___ SUPPLIED INFORMATION
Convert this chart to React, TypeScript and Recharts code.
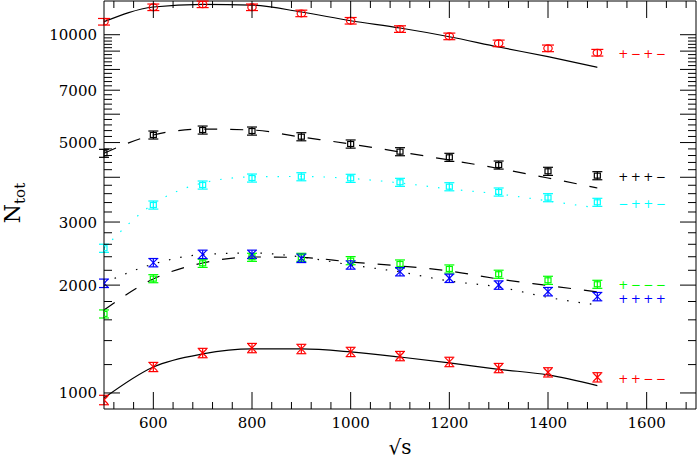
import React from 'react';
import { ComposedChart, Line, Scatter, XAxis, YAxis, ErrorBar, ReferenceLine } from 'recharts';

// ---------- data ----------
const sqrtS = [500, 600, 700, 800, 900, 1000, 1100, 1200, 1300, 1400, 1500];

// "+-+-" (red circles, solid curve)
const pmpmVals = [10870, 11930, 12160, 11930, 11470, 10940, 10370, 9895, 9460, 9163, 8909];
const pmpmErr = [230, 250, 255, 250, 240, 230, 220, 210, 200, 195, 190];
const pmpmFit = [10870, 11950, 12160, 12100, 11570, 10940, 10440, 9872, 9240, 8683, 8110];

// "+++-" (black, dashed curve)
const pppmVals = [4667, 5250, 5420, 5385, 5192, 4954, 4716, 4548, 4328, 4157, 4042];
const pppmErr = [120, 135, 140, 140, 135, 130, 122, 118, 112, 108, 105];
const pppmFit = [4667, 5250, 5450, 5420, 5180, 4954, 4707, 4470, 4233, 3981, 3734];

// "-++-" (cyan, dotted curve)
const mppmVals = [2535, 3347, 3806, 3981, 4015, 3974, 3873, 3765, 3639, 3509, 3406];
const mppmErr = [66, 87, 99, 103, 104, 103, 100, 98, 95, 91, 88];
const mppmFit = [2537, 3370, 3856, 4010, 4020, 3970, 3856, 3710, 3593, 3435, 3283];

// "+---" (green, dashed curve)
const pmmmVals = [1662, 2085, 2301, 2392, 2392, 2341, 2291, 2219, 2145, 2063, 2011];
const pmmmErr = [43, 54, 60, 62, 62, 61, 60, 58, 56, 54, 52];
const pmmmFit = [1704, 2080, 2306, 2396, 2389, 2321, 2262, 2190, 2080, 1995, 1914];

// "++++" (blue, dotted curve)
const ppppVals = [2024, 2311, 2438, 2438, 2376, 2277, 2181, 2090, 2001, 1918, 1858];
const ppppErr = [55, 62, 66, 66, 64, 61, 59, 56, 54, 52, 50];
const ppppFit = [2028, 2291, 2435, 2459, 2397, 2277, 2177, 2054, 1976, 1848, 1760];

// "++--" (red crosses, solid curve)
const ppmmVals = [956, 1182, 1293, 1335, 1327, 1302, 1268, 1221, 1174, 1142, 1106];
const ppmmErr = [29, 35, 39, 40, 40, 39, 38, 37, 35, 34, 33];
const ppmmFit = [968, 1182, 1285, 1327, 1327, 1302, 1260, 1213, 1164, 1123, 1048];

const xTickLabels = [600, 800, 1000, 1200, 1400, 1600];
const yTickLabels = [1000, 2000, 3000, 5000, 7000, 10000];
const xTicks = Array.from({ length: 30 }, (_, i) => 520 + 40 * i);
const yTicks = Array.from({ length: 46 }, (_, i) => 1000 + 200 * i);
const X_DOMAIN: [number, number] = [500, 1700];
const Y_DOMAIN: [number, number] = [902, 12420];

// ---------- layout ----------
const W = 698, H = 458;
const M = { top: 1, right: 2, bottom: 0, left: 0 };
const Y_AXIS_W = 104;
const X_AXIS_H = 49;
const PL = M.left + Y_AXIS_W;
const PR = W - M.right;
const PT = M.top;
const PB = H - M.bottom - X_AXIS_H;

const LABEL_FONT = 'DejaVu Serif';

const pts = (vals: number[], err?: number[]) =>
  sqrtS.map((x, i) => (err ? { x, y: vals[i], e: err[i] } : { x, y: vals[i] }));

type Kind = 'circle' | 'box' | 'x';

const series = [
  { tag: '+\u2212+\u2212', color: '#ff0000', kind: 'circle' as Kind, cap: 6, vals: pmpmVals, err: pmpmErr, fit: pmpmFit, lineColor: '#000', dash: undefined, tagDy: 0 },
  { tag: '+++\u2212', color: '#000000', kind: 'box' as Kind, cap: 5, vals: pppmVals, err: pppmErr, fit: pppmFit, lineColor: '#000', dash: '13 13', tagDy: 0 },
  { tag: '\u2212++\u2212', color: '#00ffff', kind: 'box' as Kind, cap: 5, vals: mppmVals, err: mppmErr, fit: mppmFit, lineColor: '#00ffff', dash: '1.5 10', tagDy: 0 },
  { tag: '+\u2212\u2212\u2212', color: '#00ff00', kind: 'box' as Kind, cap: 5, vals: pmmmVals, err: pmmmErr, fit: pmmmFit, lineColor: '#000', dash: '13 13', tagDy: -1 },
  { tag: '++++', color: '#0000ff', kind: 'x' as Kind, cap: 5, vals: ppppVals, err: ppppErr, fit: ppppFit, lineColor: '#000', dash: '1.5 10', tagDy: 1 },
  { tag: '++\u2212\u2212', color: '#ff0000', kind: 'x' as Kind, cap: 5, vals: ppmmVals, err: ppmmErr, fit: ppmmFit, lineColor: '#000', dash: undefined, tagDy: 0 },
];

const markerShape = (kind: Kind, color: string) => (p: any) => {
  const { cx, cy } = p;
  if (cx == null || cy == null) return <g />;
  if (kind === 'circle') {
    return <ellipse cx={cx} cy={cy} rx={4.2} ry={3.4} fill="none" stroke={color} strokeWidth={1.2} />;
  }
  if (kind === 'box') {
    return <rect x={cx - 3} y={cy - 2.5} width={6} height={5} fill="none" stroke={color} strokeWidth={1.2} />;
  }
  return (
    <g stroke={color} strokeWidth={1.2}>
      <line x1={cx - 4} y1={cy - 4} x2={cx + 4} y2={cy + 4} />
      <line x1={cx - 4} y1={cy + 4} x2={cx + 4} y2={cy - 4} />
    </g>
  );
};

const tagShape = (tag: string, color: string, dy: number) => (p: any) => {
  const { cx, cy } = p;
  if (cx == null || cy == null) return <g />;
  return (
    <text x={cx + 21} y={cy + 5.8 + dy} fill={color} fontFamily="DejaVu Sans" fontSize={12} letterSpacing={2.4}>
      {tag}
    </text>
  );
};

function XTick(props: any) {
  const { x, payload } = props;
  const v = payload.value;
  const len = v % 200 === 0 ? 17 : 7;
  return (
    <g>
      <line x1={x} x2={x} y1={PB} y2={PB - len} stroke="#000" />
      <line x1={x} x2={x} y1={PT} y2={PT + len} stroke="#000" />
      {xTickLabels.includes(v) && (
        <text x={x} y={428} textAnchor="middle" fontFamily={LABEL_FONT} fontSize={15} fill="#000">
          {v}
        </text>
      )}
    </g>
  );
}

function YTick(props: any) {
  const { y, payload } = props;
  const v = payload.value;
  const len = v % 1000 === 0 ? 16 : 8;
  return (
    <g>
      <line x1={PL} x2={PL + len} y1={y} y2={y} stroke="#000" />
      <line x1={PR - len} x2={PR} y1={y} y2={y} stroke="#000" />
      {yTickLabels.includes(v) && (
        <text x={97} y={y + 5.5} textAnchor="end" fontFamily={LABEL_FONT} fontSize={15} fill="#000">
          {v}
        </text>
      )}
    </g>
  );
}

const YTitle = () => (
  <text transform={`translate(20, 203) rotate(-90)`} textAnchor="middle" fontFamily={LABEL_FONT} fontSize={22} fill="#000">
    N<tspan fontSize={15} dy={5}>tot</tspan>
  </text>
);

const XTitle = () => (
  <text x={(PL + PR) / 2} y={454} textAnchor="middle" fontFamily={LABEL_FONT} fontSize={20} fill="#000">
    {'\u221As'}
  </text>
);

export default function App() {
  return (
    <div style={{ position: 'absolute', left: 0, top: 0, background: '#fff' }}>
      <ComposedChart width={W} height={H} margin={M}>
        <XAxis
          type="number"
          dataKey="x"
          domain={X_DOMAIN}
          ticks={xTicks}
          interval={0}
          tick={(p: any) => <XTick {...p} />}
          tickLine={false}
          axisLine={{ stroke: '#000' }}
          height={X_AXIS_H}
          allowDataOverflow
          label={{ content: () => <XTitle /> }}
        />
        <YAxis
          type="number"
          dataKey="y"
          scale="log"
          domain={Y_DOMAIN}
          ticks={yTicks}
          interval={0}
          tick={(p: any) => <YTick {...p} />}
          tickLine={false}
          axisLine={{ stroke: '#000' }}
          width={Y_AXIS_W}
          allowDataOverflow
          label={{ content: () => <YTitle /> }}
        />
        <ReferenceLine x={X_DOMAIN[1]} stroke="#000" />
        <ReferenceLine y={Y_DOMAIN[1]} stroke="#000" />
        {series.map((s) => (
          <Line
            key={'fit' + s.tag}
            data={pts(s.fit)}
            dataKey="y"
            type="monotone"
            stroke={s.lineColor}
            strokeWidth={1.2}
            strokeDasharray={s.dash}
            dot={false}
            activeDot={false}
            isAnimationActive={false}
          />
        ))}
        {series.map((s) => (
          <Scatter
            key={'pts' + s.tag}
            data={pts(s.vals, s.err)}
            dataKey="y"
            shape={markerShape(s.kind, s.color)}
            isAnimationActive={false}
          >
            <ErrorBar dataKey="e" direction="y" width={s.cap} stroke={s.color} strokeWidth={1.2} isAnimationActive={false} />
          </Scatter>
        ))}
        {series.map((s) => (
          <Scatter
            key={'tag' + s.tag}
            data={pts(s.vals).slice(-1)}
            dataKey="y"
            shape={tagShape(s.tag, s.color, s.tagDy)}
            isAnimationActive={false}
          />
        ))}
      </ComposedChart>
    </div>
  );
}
______
## WHAT YOU ARE ASKED TO DO
From the first line above down to the line with "1976, 1848, 1760];", reproduce every line and no others, omitting pictures.

## TASK ANSWER
Convert this chart to React, TypeScript and Recharts code.
import React from 'react';
import { ComposedChart, Line, Scatter, XAxis, YAxis, ErrorBar, ReferenceLine } from 'recharts';

// ---------- data ----------
const sqrtS = [500, 600, 700, 800, 900, 1000, 1100, 1200, 1300, 1400, 1500];

// "+-+-" (red circles, solid curve)
const pmpmVals = [10870, 11930, 12160, 11930, 11470, 10940, 10370, 9895, 9460, 9163, 8909];
const pmpmErr = [230, 250, 255, 250, 240, 230, 220, 210, 200, 195, 190];
const pmpmFit = [10870, 11950, 12160, 12100, 11570, 10940, 10440, 9872, 9240, 8683, 8110];

// "+++-" (black, dashed curve)
const pppmVals = [4667, 5250, 5420, 5385, 5192, 4954, 4716, 4548, 4328, 4157, 4042];
const pppmErr = [120, 135, 140, 140, 135, 130, 122, 118, 112, 108, 105];
const pppmFit = [4667, 5250, 5450, 5420, 5180, 4954, 4707, 4470, 4233, 3981, 3734];

// "-++-" (cyan, dotted curve)
const mppmVals = [2535, 3347, 3806, 3981, 4015, 3974, 3873, 3765, 3639, 3509, 3406];
const mppmErr = [66, 87, 99, 103, 104, 103, 100, 98, 95, 91, 88];
const mppmFit = [2537, 3370, 3856, 4010, 4020, 3970, 3856, 3710, 3593, 3435, 3283];

// "+---" (green, dashed curve)
const pmmmVals = [1662, 2085, 2301, 2392, 2392, 2341, 2291, 2219, 2145, 2063, 2011];
const pmmmErr = [43, 54, 60, 62, 62, 61, 60, 58, 56, 54, 52];
const pmmmFit = [1704, 2080, 2306, 2396, 2389, 2321, 2262, 2190, 2080, 1995, 1914];

// "++++" (blue, dotted curve)
const ppppVals = [2024, 2311, 2438, 2438, 2376, 2277, 2181, 2090, 2001, 1918, 1858];
const ppppErr = [55, 62, 66, 66, 64, 61, 59, 56, 54, 52, 50];
const ppppFit = [2028, 2291, 2435, 2459, 2397, 2277, 2177, 2054, 1976, 1848, 1760];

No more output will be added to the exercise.